STYLE, NOT SUBSTANCE
What Layton has done in reviving the federal NDP is all about style rather than substance. He has given the party a hipper, more urban, and more environmentally-friendly feel. He has cleverly managed to garner increased media attention for a party that had pretty much fallen off of public radar screens. What he has not done, however, is move the party to the left, or link it organically to social movement activists. At the end of the day, Layton has left us with pretty much the same uninspiring left-liberal or social democratic platform, but one that is more skillfully packaged and promoted. While many on the left will still vote NDP, we should harbour no illusions that this will advance the struggle for socialism.
So, where does all this leave the socialist left, especially once the campaign is over?
To begin with, it leaves us outside the NDP. If we are serious about the task of building anti-capitalist politics and organization, this can only mean developing groups and networks that are independent of the NDP. Anti-capitalist politics and activism have no place in the NDP: they are not practiced, promoted or even discussed by the party.

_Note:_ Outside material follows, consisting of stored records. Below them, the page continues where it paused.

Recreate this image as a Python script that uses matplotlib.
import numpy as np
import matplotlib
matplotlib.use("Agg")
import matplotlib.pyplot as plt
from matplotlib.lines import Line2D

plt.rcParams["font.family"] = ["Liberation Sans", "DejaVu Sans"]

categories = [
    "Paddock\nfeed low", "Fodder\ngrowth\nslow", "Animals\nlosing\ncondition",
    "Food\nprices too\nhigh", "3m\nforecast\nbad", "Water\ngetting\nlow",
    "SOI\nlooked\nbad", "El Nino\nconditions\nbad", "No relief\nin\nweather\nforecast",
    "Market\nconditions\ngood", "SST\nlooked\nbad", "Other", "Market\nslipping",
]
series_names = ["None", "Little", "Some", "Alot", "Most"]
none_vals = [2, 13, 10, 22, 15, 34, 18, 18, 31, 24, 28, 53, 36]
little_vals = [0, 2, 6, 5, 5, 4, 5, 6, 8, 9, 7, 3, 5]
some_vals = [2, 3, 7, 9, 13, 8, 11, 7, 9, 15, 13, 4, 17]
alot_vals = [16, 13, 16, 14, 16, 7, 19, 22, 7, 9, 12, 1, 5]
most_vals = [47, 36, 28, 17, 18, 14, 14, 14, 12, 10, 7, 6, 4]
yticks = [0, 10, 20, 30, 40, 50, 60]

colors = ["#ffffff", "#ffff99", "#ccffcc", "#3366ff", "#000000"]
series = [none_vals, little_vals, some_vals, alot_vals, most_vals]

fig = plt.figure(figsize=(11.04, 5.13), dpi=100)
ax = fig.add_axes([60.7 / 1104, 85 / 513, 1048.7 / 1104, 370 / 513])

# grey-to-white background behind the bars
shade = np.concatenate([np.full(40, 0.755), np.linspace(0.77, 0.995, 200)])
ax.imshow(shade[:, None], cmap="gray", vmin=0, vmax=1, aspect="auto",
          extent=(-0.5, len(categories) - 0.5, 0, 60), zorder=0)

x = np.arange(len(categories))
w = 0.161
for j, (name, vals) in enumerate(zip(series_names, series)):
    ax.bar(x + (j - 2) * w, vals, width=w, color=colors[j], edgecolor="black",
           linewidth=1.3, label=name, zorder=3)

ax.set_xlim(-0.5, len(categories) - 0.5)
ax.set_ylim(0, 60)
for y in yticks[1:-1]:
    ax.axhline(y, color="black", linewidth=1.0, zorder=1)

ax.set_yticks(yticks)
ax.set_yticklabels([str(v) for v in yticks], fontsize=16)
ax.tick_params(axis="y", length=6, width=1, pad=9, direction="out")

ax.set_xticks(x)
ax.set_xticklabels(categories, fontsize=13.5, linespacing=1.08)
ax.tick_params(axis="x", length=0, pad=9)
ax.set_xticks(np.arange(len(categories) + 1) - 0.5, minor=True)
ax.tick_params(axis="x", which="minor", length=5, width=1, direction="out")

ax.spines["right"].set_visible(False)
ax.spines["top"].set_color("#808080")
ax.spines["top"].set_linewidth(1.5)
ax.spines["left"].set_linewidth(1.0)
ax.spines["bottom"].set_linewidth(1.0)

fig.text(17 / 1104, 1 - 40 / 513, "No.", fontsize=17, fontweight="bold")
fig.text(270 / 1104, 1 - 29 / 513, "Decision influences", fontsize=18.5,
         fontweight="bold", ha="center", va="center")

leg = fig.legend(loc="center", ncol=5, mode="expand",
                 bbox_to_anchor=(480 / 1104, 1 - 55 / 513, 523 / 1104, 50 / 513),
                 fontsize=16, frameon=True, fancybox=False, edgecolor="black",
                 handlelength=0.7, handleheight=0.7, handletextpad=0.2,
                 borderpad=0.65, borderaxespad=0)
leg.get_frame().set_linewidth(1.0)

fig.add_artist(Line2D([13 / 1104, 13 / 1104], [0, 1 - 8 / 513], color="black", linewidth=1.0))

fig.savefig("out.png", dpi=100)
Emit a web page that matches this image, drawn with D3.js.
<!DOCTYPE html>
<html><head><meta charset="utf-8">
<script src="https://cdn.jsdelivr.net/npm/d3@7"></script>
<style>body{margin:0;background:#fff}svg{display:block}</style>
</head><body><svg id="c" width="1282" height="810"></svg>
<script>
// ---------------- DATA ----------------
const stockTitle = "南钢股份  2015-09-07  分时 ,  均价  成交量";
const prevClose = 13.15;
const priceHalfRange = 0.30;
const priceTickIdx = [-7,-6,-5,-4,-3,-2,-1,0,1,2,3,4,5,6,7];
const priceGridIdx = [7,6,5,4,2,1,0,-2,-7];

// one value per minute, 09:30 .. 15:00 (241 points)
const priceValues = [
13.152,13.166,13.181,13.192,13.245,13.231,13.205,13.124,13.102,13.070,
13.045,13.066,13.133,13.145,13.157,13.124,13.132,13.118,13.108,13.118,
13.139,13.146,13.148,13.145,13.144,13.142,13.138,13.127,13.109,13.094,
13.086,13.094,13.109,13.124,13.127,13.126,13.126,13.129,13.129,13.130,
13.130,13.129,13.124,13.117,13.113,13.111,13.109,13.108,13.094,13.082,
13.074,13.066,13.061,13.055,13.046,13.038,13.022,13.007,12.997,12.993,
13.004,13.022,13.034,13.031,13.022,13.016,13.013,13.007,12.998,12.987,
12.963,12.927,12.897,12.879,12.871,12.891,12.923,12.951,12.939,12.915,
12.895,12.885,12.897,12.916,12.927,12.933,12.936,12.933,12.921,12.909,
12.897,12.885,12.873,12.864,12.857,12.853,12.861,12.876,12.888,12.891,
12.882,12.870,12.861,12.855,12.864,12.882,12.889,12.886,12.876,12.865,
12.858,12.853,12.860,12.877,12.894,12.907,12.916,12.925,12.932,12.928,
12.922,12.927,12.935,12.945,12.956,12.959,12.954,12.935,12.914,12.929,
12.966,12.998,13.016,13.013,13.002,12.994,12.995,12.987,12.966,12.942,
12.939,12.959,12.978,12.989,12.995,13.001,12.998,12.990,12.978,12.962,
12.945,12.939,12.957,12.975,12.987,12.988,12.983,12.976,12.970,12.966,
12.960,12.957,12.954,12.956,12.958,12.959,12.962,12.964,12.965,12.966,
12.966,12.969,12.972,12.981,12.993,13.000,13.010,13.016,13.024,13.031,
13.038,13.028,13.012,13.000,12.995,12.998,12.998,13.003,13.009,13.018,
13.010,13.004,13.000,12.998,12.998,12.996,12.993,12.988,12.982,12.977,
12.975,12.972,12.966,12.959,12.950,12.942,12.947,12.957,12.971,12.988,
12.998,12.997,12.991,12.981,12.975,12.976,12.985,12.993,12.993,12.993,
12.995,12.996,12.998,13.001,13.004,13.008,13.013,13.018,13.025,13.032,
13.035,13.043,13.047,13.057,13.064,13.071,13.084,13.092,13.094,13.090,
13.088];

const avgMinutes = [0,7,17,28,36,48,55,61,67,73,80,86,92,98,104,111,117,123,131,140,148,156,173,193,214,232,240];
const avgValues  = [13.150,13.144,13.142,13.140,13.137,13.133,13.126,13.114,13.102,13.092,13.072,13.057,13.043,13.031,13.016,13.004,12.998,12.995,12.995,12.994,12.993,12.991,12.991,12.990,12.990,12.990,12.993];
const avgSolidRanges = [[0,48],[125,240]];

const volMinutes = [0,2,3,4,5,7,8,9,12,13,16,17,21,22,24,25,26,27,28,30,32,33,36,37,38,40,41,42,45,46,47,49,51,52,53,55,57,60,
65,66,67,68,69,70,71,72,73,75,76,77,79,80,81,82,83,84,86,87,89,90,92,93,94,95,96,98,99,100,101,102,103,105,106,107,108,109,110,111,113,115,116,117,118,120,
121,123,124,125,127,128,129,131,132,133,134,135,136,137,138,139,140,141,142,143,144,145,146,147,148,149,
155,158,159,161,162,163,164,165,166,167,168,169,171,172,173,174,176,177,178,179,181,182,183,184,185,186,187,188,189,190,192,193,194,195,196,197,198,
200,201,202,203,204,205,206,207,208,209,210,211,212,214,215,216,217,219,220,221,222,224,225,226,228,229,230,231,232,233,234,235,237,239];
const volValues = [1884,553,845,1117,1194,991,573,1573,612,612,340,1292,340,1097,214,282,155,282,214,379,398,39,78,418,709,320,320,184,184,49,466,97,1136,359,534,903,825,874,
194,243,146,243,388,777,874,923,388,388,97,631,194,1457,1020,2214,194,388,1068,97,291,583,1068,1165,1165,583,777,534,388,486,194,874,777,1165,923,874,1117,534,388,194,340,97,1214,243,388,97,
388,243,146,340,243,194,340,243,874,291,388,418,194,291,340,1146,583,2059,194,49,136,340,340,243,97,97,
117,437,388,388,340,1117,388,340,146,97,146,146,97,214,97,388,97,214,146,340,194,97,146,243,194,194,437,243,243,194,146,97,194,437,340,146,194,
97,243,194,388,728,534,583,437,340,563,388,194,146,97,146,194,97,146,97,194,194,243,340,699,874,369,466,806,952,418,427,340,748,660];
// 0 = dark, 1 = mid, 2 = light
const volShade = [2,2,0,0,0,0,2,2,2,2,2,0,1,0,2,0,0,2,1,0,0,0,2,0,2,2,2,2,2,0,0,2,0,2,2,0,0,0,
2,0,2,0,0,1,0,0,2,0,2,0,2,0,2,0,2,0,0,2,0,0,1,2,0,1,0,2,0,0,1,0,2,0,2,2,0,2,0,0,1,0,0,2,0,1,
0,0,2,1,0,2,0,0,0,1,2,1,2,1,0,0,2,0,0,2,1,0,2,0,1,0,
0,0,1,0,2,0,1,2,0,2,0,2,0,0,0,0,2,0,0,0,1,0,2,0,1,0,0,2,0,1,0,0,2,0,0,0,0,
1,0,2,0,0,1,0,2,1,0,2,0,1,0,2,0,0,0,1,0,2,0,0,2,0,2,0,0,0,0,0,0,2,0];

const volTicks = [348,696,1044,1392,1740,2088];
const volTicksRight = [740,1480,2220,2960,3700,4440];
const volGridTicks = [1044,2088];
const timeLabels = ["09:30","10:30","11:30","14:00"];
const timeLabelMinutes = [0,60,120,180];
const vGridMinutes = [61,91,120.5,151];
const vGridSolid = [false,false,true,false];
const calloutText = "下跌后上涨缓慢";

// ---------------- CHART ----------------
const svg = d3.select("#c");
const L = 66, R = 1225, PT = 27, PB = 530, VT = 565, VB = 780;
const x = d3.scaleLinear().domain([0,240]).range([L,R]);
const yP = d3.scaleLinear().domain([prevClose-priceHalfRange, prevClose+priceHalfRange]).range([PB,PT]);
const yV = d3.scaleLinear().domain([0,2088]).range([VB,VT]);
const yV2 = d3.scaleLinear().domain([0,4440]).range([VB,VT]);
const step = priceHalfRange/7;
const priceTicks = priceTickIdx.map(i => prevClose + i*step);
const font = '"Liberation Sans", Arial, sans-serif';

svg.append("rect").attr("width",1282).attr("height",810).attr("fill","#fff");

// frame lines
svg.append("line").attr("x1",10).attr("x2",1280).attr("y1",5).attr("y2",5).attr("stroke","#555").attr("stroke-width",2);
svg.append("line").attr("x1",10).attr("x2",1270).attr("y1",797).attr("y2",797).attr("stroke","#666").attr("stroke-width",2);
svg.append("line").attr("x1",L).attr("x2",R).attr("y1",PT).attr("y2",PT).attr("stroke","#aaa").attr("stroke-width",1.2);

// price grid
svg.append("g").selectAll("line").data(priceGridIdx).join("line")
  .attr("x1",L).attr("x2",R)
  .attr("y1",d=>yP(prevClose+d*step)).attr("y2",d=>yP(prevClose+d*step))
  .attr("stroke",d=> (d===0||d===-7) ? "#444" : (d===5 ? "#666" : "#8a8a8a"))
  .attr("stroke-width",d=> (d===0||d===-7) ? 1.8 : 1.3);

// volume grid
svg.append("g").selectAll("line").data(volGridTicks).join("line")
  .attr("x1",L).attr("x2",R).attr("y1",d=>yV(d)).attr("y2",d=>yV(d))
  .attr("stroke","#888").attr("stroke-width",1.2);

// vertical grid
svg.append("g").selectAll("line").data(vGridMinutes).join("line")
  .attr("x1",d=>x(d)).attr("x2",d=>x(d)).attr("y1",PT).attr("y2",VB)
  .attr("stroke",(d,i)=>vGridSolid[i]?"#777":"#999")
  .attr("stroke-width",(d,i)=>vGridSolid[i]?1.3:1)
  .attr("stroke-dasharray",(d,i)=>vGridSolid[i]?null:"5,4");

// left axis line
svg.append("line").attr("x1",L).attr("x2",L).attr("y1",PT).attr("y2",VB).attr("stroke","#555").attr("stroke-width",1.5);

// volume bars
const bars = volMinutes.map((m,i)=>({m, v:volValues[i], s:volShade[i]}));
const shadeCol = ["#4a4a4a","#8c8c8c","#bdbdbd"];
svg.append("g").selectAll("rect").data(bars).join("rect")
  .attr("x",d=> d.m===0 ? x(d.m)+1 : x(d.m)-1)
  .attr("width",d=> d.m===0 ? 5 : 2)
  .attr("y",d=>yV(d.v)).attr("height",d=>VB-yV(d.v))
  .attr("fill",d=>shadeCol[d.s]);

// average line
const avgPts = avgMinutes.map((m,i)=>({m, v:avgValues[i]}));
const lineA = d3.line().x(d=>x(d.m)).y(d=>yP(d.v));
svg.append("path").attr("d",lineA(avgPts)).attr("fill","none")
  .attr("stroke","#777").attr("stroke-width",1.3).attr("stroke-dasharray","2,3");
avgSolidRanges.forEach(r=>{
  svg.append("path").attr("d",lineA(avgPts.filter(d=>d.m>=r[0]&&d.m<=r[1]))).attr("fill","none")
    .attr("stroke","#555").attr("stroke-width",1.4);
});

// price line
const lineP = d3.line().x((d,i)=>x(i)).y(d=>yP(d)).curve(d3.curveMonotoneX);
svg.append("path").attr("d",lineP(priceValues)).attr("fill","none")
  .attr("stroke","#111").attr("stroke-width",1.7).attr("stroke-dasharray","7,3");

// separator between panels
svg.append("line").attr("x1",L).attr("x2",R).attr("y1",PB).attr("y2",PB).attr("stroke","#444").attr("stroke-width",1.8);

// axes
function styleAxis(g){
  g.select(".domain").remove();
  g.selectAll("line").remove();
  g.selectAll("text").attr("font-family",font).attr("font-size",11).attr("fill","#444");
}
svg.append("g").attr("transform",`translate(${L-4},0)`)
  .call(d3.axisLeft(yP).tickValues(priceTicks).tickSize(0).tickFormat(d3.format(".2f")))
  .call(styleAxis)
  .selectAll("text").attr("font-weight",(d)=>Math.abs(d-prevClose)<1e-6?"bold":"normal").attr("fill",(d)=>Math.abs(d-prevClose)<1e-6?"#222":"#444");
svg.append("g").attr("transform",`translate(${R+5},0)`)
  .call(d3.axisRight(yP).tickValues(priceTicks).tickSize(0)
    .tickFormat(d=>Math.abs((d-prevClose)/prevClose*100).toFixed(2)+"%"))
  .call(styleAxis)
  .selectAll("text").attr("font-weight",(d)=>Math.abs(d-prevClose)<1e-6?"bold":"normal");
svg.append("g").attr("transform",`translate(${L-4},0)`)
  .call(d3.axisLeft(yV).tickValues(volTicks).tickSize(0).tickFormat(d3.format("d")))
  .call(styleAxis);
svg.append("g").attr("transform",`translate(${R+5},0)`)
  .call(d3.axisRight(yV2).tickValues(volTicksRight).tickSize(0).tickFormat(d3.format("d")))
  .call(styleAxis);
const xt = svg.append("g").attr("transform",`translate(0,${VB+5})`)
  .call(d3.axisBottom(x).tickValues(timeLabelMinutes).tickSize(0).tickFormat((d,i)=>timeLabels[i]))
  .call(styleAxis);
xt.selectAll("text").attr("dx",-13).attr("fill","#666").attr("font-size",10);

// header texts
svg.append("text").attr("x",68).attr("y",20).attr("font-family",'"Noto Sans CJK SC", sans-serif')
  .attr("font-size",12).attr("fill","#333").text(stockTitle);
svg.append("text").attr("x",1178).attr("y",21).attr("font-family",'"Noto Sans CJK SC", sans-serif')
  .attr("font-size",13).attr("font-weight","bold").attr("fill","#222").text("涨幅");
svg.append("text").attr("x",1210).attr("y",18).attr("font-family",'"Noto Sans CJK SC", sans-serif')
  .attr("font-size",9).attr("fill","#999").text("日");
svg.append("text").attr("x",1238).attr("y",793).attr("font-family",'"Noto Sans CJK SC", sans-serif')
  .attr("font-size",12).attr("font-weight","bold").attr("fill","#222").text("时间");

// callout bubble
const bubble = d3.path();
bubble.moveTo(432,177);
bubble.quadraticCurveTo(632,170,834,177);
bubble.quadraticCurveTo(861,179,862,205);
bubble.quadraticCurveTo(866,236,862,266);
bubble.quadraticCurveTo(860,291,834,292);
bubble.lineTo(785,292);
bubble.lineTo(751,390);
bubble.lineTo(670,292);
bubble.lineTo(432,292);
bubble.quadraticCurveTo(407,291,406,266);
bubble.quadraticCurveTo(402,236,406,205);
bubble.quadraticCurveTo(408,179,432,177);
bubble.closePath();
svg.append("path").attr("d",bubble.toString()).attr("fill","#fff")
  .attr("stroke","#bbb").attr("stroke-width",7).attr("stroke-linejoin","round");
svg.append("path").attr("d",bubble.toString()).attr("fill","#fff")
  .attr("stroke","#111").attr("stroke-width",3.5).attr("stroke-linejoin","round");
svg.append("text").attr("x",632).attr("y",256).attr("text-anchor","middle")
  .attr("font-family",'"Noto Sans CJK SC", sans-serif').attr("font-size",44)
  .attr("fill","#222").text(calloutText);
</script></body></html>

At the same time, the radical left also needs to take stock of where it is at. Our forces are so weak and scattered that it was not possible to even imagine a common campaign conducted in most major cities during the election – around, say, housing, North American missile defence or racism and immigration. Yet precisely such a campaign should be among the objectives of the socialist left today. Not only could it allow anti-capitalists to make contact with thousands of people; a joint campaign could also help foster collaboration and networking among socialists in different parts of the Canadian state, thereby laying the basis for a more unified and effective movement of the left.
REBUILDING THE LEFT
The Rebuilding the Left project of several years ago represented an attempt to move in that direction. From the beginning, it was plagued by internal differences and tensions that seemed manageable – even necessary and healthy to a diverse left – in the context of the new political radicalization that characterized the days of mass protests from Seattle to Quebec City. But once the political fallout and massive retreat of the left in North America took place after 9/11, political horizons contracted, those divisions became especially sharp and the project unsustainable. The second effort to launch a new project of the left, the New Politics Initiative, also came to naught in the end (as Nathan Rao argues elsewhere in this issue).
As the radical left surveys the political terrain in the aftermath of the election, it will have to think long and hard not only about how to sustain militant activism, but also about what would be required to begin anew the process of regrouping radical forces into a vibrant, sustainable and growing movement of the left.